*** Provided records ***

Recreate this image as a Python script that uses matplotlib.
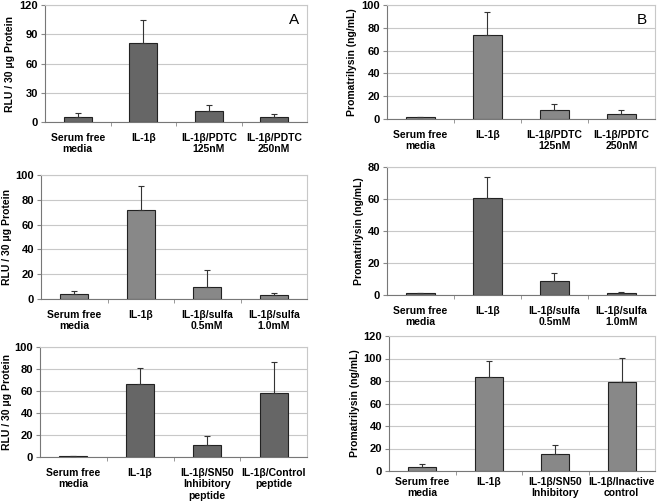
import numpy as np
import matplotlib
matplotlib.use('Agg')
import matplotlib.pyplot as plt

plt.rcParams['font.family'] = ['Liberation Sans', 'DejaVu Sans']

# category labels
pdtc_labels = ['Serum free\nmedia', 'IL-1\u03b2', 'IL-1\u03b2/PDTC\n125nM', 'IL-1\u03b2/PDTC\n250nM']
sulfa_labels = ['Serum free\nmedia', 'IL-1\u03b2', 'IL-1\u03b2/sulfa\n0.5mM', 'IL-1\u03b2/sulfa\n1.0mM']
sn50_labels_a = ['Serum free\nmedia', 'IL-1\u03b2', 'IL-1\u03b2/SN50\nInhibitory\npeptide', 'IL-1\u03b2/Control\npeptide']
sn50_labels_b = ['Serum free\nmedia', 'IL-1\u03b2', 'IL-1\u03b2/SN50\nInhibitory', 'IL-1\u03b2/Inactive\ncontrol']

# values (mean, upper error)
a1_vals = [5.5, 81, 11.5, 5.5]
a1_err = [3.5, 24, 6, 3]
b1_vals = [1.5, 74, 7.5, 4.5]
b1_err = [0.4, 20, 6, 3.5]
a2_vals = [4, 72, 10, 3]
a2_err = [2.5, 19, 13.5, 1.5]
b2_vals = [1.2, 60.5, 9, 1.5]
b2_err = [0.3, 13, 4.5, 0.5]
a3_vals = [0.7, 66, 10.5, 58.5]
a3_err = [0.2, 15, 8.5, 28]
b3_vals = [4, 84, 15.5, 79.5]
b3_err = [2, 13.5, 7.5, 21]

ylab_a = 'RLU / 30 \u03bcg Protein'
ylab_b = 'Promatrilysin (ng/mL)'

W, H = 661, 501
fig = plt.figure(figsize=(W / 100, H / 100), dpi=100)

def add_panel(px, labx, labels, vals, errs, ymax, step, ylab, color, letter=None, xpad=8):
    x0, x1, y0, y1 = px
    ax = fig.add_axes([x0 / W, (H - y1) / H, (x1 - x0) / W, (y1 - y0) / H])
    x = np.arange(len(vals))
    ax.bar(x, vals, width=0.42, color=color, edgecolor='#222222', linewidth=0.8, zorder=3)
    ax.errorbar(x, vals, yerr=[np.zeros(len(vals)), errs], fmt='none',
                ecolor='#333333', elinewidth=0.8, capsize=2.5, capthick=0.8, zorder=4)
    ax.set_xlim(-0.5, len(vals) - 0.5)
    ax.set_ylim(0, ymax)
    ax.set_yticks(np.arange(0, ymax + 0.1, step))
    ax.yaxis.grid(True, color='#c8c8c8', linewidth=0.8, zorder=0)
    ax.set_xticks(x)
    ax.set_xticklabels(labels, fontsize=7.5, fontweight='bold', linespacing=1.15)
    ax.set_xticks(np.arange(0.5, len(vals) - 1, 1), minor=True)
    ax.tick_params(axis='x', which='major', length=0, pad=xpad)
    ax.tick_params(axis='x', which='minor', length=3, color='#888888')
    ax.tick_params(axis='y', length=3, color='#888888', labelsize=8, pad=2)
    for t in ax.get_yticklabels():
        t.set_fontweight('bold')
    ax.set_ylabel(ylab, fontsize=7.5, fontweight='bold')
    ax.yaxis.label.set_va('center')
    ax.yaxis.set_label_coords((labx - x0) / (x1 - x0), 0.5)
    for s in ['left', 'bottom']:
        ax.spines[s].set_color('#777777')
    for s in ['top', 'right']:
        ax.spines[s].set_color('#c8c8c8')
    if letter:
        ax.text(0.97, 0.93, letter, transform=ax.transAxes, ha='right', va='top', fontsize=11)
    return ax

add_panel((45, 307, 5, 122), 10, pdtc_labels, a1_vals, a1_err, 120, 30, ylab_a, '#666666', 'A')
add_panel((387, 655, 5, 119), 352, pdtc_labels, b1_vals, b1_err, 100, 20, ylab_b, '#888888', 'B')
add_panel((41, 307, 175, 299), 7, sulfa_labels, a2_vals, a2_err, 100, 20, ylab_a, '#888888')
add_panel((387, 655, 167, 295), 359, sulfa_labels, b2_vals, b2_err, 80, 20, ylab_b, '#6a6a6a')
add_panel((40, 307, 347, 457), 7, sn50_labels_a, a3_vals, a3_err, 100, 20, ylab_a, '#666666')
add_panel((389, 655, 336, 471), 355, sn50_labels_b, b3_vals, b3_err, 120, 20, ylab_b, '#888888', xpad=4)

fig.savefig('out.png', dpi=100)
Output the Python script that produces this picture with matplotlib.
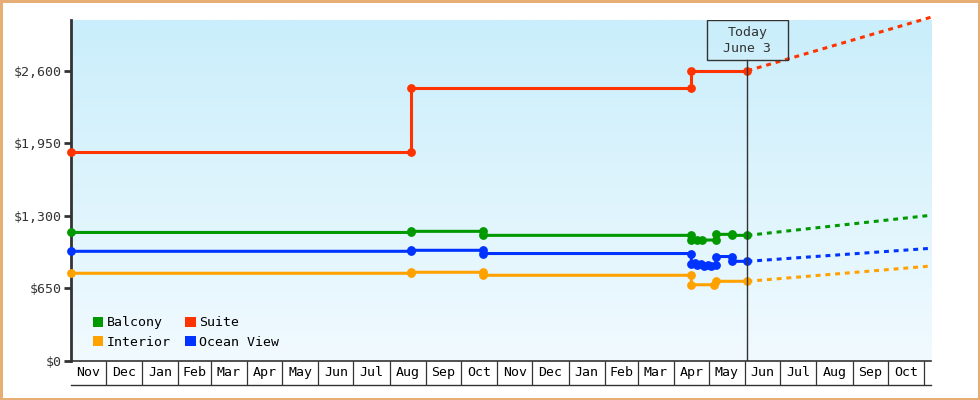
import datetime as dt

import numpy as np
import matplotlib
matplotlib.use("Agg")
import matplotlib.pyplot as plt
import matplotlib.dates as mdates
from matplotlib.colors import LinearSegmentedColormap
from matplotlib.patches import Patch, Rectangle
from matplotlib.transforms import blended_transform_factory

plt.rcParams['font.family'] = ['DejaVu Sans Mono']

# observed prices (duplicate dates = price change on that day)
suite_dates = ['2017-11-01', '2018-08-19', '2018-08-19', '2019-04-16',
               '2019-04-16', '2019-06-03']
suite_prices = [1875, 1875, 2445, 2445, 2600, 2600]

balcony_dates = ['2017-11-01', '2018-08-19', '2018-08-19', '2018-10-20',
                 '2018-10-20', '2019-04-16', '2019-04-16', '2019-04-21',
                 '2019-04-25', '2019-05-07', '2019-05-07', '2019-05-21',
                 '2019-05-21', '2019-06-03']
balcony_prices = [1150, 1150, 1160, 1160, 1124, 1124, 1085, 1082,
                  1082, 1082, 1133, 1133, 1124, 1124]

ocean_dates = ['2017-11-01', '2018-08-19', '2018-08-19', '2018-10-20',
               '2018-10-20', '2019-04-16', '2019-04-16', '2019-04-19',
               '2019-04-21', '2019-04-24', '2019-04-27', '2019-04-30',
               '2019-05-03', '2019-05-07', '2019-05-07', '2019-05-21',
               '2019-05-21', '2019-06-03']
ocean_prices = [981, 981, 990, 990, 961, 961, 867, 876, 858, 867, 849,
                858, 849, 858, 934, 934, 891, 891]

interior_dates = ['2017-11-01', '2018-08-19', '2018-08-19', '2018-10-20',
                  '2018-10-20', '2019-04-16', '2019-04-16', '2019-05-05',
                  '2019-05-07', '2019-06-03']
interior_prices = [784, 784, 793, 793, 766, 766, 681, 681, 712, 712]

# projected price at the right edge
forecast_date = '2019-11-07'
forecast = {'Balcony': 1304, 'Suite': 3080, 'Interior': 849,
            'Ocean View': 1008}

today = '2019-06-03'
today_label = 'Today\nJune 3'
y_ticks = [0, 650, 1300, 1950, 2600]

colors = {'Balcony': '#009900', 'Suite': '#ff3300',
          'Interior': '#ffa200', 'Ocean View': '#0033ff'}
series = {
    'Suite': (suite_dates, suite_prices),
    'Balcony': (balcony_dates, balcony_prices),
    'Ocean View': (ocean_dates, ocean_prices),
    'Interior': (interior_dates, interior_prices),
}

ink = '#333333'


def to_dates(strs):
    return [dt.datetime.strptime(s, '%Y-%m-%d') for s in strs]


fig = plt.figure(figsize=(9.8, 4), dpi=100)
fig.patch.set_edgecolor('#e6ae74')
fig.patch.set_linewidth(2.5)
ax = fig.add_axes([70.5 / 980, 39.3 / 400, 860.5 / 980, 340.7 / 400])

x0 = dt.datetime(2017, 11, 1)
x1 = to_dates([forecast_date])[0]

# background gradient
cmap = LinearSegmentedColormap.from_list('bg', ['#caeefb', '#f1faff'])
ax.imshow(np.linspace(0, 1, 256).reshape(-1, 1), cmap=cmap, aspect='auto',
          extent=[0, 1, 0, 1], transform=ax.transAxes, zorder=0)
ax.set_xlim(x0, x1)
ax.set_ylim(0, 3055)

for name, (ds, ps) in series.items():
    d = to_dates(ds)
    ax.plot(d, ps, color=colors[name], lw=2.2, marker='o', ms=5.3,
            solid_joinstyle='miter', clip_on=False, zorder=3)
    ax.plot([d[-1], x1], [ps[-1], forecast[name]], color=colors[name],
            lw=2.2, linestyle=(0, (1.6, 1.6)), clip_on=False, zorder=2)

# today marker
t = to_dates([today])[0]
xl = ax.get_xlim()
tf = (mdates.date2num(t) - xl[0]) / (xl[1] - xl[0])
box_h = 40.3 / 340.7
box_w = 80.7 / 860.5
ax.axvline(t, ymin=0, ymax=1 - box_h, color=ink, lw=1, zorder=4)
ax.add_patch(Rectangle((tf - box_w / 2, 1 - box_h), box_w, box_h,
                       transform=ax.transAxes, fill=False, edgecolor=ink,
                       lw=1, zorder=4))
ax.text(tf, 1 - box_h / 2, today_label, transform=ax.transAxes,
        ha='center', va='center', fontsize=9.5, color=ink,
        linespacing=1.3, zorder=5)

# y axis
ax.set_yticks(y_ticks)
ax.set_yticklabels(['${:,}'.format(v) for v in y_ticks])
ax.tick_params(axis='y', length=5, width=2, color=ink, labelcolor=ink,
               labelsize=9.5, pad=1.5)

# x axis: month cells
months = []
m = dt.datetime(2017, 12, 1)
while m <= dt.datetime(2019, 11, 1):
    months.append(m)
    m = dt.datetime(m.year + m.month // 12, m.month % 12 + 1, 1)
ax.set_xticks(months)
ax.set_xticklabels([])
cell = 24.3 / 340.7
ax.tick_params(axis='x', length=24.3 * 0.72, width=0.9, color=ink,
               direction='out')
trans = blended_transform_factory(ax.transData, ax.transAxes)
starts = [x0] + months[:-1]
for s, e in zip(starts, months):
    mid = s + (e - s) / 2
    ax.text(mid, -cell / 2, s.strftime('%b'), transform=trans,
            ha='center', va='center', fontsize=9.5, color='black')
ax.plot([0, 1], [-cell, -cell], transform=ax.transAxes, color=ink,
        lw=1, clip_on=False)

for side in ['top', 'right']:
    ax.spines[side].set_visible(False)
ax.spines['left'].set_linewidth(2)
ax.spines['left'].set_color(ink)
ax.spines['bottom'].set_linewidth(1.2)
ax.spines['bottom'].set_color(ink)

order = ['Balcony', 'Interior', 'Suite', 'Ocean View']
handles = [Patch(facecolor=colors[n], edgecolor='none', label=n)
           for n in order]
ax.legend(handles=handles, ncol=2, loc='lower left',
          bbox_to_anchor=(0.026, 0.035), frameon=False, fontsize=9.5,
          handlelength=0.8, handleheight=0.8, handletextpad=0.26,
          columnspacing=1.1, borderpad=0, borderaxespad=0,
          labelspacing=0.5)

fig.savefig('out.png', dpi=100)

***

_Task to complete_. Look at the listing and set down only the lines from its start through the line with "plt.rcParams['font.family'] = ['Liberation", word for word and without pictures.

_Answer_.
Recreate this image as a Python script that uses matplotlib.
import numpy as np
import matplotlib
matplotlib.use('Agg')
import matplotlib.pyplot as plt

plt.rcParams['font.family'] = ['Liberation Sans', 'DejaVu Sans']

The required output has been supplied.